--- Start ---
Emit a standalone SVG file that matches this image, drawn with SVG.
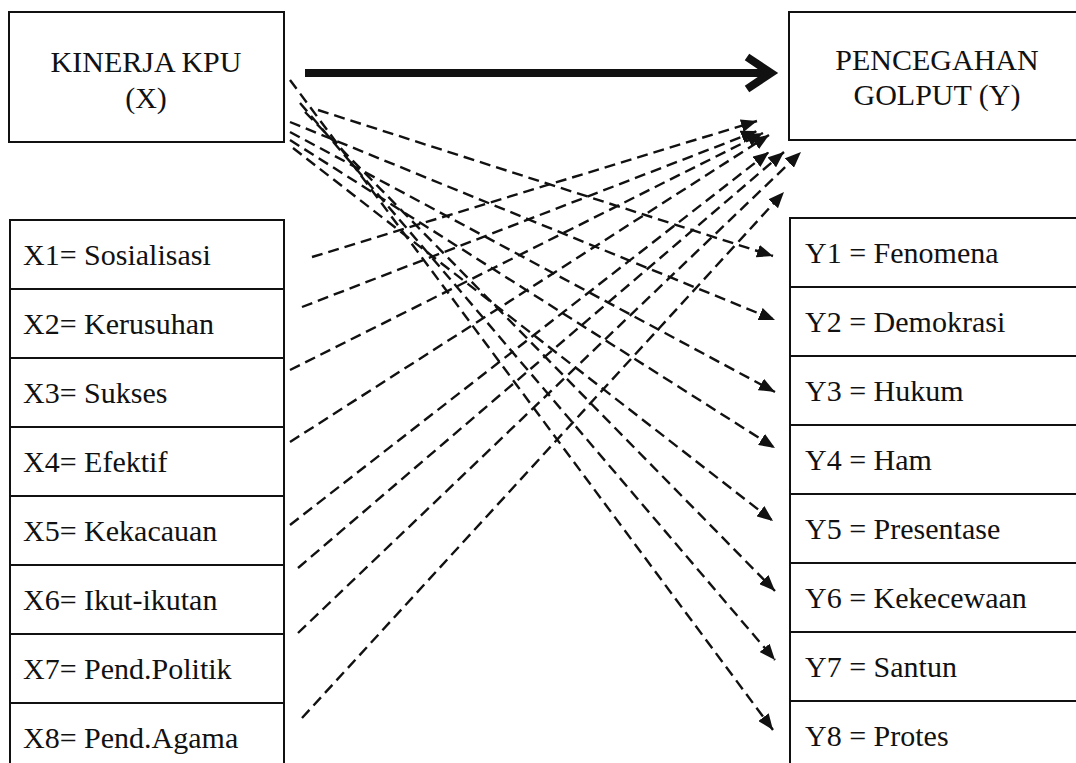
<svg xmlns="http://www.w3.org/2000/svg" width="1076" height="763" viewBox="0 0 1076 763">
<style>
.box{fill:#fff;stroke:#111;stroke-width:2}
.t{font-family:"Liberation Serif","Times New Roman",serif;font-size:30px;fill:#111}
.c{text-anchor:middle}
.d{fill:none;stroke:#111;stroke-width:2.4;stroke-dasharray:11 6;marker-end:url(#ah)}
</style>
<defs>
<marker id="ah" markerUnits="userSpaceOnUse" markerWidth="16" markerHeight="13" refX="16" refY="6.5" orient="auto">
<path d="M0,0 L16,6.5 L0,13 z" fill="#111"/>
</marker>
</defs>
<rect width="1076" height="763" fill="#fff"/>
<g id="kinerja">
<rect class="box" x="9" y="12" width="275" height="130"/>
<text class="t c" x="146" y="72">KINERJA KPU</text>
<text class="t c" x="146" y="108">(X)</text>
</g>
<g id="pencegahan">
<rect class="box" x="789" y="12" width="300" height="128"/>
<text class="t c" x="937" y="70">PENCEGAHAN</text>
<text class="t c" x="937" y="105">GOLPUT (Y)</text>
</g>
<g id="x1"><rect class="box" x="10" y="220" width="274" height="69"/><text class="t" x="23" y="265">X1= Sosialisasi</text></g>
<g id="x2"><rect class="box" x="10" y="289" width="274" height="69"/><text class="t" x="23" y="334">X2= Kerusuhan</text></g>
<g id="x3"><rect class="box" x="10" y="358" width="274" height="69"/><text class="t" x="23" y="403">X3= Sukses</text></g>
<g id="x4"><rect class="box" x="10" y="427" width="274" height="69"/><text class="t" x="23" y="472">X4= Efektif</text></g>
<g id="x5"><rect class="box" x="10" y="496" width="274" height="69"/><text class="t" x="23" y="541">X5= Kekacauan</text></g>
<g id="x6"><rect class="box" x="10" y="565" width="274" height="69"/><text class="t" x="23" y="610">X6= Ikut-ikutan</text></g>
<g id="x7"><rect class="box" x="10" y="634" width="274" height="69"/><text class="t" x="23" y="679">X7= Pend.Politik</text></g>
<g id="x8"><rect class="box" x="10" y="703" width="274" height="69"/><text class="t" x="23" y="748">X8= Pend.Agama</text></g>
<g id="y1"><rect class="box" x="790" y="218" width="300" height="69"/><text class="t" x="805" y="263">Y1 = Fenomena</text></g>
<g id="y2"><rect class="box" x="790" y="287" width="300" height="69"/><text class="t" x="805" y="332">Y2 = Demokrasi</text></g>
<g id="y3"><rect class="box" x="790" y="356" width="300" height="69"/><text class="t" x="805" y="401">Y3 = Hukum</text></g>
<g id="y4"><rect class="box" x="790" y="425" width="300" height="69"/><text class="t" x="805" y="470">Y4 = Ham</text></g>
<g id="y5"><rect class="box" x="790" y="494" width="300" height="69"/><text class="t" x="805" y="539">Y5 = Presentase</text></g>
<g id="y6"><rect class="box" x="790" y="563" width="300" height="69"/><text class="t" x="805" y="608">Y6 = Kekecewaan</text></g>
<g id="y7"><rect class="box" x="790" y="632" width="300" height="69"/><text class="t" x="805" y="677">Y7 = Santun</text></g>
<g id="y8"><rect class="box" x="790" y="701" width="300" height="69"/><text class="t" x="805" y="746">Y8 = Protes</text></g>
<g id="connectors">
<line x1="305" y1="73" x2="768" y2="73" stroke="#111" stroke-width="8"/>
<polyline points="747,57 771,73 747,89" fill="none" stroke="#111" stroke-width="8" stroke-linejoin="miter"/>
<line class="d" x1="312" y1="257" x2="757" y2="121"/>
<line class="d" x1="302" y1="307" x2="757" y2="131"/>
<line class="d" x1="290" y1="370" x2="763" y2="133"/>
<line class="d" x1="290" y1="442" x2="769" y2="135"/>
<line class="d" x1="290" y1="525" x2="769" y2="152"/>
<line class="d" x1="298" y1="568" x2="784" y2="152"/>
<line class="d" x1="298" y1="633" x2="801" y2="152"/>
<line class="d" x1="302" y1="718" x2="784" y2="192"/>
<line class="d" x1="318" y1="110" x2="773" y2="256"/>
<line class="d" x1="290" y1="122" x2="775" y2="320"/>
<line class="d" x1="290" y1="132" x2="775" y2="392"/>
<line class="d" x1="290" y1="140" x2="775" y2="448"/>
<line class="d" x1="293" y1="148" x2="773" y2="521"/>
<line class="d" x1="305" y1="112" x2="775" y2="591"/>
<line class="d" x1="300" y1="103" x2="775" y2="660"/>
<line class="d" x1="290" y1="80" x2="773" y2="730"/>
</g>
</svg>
--- End ---
§ **EXERCISE DIRECTIONS**
Leave the images out and output the remaining material exactly as it stands.

§ **ANSWER TO THIS TASK**
Emit a standalone SVG file that matches this image, drawn with SVG.
<svg xmlns="http://www.w3.org/2000/svg" width="1076" height="763" viewBox="0 0 1076 763">
<style>
.box{fill:#fff;stroke:#111;stroke-width:2}
.t{font-family:"Liberation Serif","Times New Roman",serif;font-size:30px;fill:#111}
.c{text-anchor:middle}
.d{fill:none;stroke:#111;stroke-width:2.4;stroke-dasharray:11 6;marker-end:url(#ah)}
</style>
<defs>
<marker id="ah" markerUnits="userSpaceOnUse" markerWidth="16" markerHeight="13" refX="16" refY="6.5" orient="auto">
<path d="M0,0 L16,6.5 L0,13 z" fill="#111"/>
</marker>
</defs>
<rect width="1076" height="763" fill="#fff"/>
<g id="kinerja">
<rect class="box" x="9" y="12" width="275" height="130"/>
<text class="t c" x="146" y="72">KINERJA KPU</text>
<text class="t c" x="146" y="108">(X)</text>
</g>
<g id="pencegahan">
<rect class="box" x="789" y="12" width="300" height="128"/>
<text class="t c" x="937" y="70">PENCEGAHAN</text>
<text class="t c" x="937" y="105">GOLPUT (Y)</text>
</g>
<g id="x1"><rect class="box" x="10" y="220" width="274" height="69"/><text class="t" x="23" y="265">X1= Sosialisasi</text></g>
<g id="x2"><rect class="box" x="10" y="289" width="274" height="69"/><text class="t" x="23" y="334">X2= Kerusuhan</text></g>
<g id="x3"><rect class="box" x="10" y="358" width="274" height="69"/><text class="t" x="23" y="403">X3= Sukses</text></g>
<g id="x4"><rect class="box" x="10" y="427" width="274" height="69"/><text class="t" x="23" y="472">X4= Efektif</text></g>
<g id="x5"><rect class="box" x="10" y="496" width="274" height="69"/><text class="t" x="23" y="541">X5= Kekacauan</text></g>
<g id="x6"><rect class="box" x="10" y="565" width="274" height="69"/><text class="t" x="23" y="610">X6= Ikut-ikutan</text></g>
<g id="x7"><rect class="box" x="10" y="634" width="274" height="69"/><text class="t" x="23" y="679">X7= Pend.Politik</text></g>
<g id="x8"><rect class="box" x="10" y="703" width="274" height="69"/><text class="t" x="23" y="748">X8= Pend.Agama</text></g>
<g id="y1"><rect class="box" x="790" y="218" width="300" height="69"/><text class="t" x="805" y="263">Y1 = Fenomena</text></g>
<g id="y2"><rect class="box" x="790" y="287" width="300" height="69"/><text class="t" x="805" y="332">Y2 = Demokrasi</text></g>
<g id="y3"><rect class="box" x="790" y="356" width="300" height="69"/><text class="t" x="805" y="401">Y3 = Hukum</text></g>
<g id="y4"><rect class="box" x="790" y="425" width="300" height="69"/><text class="t" x="805" y="470">Y4 = Ham</text></g>
<g id="y5"><rect class="box" x="790" y="494" width="300" height="69"/><text class="t" x="805" y="539">Y5 = Presentase</text></g>
<g id="y6"><rect class="box" x="790" y="563" width="300" height="69"/><text class="t" x="805" y="608">Y6 = Kekecewaan</text></g>
<g id="y7"><rect class="box" x="790" y="632" width="300" height="69"/><text class="t" x="805" y="677">Y7 = Santun</text></g>
<g id="y8"><rect class="box" x="790" y="701" width="300" height="69"/><text class="t" x="805" y="746">Y8 = Protes</text></g>
<g id="connectors">
<line x1="305" y1="73" x2="768" y2="73" stroke="#111" stroke-width="8"/>
<polyline points="747,57 771,73 747,89" fill="none" stroke="#111" stroke-width="8" stroke-linejoin="miter"/>
<line class="d" x1="312" y1="257" x2="757" y2="121"/>
<line class="d" x1="302" y1="307" x2="757" y2="131"/>
<line class="d" x1="290" y1="370" x2="763" y2="133"/>
<line class="d" x1="290" y1="442" x2="769" y2="135"/>
<line class="d" x1="290" y1="525" x2="769" y2="152"/>
<line class="d" x1="298" y1="568" x2="784" y2="152"/>
<line class="d" x1="298" y1="633" x2="801" y2="152"/>
<line class="d" x1="302" y1="718" x2="784" y2="192"/>
<line class="d" x1="318" y1="110" x2="773" y2="256"/>
<line class="d" x1="290" y1="122" x2="775" y2="320"/>
<line class="d" x1="290" y1="132" x2="775" y2="392"/>
<line class="d" x1="290" y1="140" x2="775" y2="448"/>
<line class="d" x1="293" y1="148" x2="773" y2="521"/>
<line class="d" x1="305" y1="112" x2="775" y2="591"/>
<line class="d" x1="300" y1="103" x2="775" y2="660"/>
<line class="d" x1="290" y1="80" x2="773" y2="730"/>
</g>
</svg>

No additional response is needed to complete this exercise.